▶ [TASK DESCRIPTION]:
Retype only what runs from the first line of the listing to the line holding "var seriesNames = ['FUN3D, Adapted", both included. Do not retype the pictures.

▶ [DATA SEGMENT]:

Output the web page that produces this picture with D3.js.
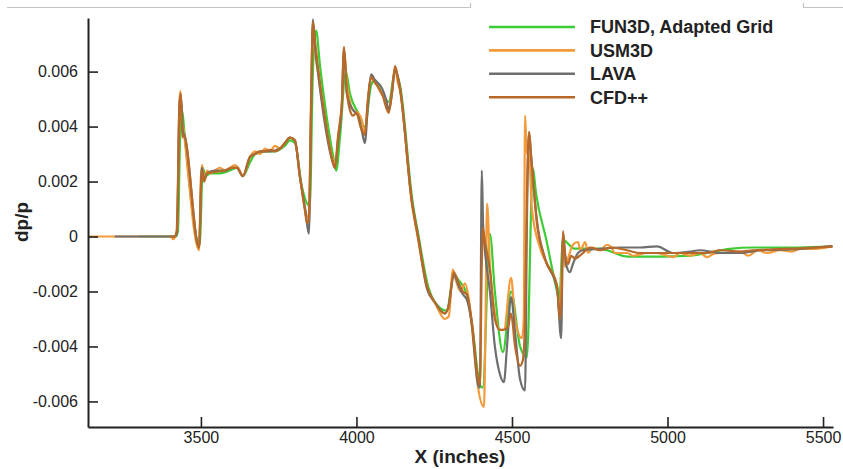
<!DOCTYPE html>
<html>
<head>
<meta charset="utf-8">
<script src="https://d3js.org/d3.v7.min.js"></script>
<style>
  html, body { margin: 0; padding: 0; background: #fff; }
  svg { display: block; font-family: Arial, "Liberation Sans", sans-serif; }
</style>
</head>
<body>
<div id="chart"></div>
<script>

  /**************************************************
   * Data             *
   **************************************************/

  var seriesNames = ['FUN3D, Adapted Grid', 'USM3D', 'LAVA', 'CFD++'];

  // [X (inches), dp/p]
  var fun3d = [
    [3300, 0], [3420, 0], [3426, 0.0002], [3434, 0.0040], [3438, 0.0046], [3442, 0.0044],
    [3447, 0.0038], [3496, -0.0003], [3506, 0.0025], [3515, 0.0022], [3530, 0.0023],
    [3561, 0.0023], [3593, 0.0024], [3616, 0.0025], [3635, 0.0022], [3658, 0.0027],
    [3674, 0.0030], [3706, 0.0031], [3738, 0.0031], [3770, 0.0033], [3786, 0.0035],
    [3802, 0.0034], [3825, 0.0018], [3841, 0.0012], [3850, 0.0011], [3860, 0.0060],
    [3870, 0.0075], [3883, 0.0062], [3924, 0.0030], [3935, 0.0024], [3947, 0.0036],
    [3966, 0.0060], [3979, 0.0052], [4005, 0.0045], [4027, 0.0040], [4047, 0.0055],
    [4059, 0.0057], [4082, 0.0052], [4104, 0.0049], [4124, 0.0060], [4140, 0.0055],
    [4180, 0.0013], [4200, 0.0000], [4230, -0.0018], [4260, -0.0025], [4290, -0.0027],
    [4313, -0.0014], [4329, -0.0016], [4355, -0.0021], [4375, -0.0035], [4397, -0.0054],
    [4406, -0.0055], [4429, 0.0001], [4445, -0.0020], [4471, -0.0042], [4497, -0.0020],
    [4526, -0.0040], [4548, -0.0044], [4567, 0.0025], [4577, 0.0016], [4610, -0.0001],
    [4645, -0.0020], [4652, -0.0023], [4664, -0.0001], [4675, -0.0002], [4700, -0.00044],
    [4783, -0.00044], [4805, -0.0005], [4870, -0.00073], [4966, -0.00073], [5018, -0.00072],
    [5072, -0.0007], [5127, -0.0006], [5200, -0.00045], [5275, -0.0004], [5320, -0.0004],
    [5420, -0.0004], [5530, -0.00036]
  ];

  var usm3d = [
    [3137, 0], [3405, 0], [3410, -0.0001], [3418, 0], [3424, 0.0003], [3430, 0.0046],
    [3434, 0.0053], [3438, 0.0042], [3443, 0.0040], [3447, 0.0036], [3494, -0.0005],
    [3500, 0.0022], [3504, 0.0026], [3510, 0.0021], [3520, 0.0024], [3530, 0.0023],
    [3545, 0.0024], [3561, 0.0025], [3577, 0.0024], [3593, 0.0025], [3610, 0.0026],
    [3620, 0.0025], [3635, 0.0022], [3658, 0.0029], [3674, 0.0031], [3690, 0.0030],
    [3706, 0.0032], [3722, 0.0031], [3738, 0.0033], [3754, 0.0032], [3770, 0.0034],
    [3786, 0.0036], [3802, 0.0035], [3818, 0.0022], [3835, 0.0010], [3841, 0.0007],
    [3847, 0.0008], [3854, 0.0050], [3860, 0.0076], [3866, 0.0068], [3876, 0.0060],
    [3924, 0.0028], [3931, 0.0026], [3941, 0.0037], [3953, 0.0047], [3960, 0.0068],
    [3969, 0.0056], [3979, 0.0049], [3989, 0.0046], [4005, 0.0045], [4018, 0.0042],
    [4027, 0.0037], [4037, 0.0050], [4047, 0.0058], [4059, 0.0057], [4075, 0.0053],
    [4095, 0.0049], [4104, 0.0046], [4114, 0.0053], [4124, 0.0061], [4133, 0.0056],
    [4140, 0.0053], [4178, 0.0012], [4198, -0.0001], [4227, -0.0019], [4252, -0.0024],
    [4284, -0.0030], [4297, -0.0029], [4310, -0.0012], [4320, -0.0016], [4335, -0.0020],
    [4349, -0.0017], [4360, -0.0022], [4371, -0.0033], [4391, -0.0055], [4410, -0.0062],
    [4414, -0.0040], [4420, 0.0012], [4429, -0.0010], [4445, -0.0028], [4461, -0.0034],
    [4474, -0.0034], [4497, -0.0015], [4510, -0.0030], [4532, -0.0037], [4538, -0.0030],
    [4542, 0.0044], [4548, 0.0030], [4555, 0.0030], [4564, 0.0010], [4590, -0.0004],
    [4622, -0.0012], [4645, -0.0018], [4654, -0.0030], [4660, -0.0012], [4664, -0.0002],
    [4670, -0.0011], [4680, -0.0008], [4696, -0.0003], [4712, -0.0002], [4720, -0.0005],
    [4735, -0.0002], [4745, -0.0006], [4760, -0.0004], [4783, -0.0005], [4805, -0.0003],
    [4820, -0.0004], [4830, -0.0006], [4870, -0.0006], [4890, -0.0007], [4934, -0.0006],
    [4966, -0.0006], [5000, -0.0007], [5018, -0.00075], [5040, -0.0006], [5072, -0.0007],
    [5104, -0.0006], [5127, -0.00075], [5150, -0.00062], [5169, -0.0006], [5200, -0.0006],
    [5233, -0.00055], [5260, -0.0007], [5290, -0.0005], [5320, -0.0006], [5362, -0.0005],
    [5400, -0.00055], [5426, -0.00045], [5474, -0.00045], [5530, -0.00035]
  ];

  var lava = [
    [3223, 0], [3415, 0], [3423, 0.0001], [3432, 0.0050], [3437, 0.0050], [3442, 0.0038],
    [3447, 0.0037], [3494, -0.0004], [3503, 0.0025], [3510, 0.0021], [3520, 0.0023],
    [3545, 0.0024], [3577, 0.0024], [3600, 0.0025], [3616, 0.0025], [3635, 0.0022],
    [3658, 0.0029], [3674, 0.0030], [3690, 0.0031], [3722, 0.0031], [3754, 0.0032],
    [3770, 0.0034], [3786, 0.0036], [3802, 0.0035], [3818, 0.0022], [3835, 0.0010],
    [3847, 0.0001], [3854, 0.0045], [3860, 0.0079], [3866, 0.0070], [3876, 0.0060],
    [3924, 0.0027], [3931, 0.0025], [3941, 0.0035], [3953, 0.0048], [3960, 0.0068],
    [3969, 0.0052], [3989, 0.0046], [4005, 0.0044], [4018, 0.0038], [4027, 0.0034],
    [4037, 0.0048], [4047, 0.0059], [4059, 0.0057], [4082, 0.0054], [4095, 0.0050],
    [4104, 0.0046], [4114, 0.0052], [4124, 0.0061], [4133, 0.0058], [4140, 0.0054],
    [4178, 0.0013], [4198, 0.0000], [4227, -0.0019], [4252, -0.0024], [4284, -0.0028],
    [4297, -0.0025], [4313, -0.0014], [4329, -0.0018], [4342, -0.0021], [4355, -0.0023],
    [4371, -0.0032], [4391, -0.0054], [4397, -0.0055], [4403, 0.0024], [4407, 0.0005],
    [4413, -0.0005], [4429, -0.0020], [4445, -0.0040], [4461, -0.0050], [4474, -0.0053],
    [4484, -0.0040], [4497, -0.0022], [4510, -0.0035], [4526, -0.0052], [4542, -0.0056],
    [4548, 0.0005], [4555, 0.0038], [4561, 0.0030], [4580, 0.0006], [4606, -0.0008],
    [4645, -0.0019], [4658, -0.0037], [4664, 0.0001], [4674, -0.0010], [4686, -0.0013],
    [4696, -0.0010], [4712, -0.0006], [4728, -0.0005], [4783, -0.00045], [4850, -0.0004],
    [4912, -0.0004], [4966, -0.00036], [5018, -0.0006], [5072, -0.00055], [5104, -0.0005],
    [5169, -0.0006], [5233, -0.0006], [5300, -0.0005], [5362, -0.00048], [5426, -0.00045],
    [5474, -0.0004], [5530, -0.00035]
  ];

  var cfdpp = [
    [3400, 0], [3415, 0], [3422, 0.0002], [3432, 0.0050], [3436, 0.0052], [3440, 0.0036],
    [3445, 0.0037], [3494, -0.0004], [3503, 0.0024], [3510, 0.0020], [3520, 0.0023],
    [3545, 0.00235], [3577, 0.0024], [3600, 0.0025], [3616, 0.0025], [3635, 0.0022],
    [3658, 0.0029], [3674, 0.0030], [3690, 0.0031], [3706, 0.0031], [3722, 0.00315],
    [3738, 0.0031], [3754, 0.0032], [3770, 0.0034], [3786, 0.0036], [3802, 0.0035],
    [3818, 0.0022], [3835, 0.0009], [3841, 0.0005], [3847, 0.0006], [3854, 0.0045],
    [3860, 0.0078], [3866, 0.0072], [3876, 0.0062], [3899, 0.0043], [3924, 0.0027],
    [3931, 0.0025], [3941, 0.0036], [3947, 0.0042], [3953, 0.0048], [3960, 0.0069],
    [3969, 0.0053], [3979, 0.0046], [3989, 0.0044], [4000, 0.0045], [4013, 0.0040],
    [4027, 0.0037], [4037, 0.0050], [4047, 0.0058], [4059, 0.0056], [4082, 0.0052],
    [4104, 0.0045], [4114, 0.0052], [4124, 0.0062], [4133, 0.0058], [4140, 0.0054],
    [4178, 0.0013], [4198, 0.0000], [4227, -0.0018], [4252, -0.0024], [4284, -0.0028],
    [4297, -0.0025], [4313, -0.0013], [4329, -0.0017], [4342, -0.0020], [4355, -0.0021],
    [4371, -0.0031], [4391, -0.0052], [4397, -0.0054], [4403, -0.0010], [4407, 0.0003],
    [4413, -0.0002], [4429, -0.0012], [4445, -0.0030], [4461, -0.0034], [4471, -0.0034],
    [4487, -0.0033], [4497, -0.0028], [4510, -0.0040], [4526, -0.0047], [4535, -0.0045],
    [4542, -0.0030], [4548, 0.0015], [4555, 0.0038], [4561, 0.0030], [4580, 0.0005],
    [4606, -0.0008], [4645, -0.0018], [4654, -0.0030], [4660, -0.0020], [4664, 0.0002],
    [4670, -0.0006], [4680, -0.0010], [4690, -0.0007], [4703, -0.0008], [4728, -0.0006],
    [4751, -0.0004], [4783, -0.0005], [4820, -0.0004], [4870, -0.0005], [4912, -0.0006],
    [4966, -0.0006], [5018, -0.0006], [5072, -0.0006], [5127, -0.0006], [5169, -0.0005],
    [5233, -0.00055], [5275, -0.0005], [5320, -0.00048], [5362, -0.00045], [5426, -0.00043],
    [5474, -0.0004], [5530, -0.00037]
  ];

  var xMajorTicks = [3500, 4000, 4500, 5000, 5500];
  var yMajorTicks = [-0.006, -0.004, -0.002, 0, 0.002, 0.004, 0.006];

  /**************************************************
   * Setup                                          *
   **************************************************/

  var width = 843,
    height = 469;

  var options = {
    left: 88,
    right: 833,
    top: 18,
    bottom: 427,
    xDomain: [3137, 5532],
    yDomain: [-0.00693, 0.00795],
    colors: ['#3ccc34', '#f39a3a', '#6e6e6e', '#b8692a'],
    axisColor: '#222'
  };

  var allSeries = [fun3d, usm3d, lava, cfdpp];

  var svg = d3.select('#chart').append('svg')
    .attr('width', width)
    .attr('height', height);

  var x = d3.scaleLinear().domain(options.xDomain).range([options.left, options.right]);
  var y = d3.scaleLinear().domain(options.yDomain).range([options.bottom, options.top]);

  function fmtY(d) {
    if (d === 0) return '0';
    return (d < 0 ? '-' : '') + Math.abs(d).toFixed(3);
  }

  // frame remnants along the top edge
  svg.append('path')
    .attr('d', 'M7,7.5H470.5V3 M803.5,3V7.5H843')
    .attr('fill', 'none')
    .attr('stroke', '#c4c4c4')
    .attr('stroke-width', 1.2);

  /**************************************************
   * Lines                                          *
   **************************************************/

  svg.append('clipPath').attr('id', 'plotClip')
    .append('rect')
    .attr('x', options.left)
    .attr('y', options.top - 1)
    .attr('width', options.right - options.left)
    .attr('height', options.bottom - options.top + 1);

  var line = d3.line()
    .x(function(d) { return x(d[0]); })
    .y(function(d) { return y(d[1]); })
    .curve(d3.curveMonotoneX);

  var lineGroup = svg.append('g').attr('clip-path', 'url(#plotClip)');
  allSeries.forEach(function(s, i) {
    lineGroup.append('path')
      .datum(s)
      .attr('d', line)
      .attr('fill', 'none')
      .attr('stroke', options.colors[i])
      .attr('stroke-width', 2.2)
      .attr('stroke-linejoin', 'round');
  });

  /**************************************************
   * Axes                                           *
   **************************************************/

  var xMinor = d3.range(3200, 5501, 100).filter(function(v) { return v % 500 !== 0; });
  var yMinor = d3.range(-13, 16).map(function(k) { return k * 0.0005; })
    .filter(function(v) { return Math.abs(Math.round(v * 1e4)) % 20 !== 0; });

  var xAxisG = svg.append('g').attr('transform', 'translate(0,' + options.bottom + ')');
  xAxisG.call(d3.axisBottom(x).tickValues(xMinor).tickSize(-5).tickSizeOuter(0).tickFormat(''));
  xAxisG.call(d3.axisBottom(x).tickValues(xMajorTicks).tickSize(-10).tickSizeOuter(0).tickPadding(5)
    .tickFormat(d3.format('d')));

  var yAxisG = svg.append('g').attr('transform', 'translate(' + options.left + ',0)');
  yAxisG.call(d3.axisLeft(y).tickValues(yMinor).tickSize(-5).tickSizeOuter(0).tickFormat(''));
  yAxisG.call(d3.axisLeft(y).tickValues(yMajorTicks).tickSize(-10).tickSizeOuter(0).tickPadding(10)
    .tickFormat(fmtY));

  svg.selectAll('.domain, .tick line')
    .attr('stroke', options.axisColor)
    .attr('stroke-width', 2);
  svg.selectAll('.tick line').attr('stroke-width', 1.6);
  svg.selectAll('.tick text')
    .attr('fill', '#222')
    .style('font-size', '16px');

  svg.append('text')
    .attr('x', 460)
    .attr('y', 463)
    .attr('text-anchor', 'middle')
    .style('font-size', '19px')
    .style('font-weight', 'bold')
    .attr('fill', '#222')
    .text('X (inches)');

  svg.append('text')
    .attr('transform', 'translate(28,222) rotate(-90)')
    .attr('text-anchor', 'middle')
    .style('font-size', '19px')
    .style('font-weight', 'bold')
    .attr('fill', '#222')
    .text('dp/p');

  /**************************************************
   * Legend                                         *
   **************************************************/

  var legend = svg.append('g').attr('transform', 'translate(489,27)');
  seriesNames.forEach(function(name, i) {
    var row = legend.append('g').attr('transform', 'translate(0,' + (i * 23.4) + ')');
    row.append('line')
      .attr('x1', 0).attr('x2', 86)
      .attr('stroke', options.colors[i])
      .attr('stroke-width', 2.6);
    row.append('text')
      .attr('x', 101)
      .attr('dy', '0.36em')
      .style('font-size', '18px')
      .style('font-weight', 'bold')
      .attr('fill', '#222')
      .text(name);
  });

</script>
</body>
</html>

▶ [EXERCISE RESPONSE]:
Output the web page that produces this picture with D3.js.
<!DOCTYPE html>
<html>
<head>
<meta charset="utf-8">
<script src="https://d3js.org/d3.v7.min.js"></script>
<style>
  html, body { margin: 0; padding: 0; background: #fff; }
  svg { display: block; font-family: Arial, "Liberation Sans", sans-serif; }
</style>
</head>
<body>
<div id="chart"></div>
<script>

  /**************************************************
   * Data             *
   **************************************************/

  var seriesNames = ['FUN3D, Adapted Grid', 'USM3D', 'LAVA', 'CFD++'];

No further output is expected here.